Abstract

When Vanity Fair 'finds itself' among the 'famous events' of Waterloo, 'hanging', that is, 'on to the [very] skirts of history' (p. 2I3), it declines, like Becky, to march straight ahead and narrate the battle, opting instead to circumvent it altogether: 'We do not claim to rank among the military novelists. [...] When the decks are cleared for action we go below and wait meekly' (p. 346). The novel, it seems, chooses not only the 'skirts of history' but also to skirt the historical; to put it another way, the novel's European sortie proves to be not so much a Grand Tour (such as Thackeray himself went on)2 as a grand detour. Not, of course, that this surprises the reader for by this point s/he is well used to the novel's digressions, circumlocutions, and narrative refusals.
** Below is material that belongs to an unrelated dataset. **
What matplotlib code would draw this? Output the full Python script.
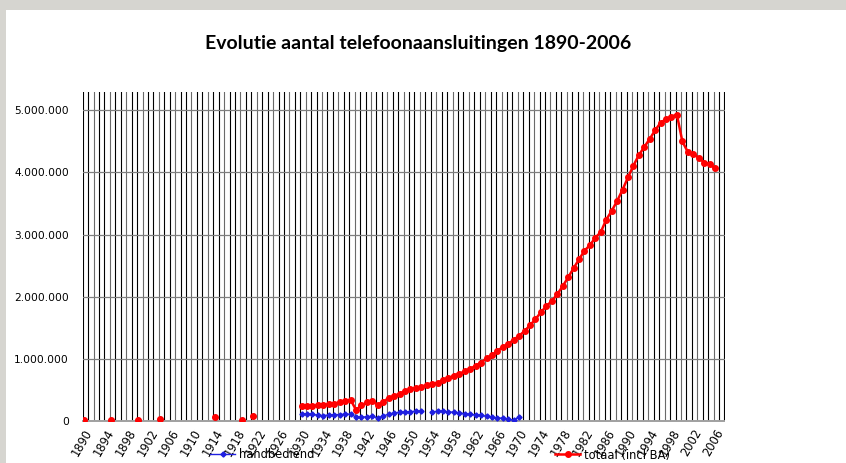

Vanity Fair has more than just one 'Roundabout Chapter' (p. 516); in fact, the whole novel, we might say, is another of Thackeray's Roundabout Papers.3 It is long, therefore, not only in a conventional linear sense but also in the sense that it often goes the long way round. Despite, that is, Carlyle's declaration that 'narrative is linear', Vanity Fair disrupts what Derrida calls the 'the time [. . .] of the line or the line of time'.4 Time and again, 'we are [left] wandering' (pp. 453, 557) as this history 'go[es] backwards and forwards' (p. 293) reflecting our narrator's 'amiable object' which is simply 'to walk' with us 'through the Fair', and then to 'come home' (p. 229). As a 'novel without a hero', without a centre, there is (as at Queen's Crawley) a conspicuous absence to circumvent.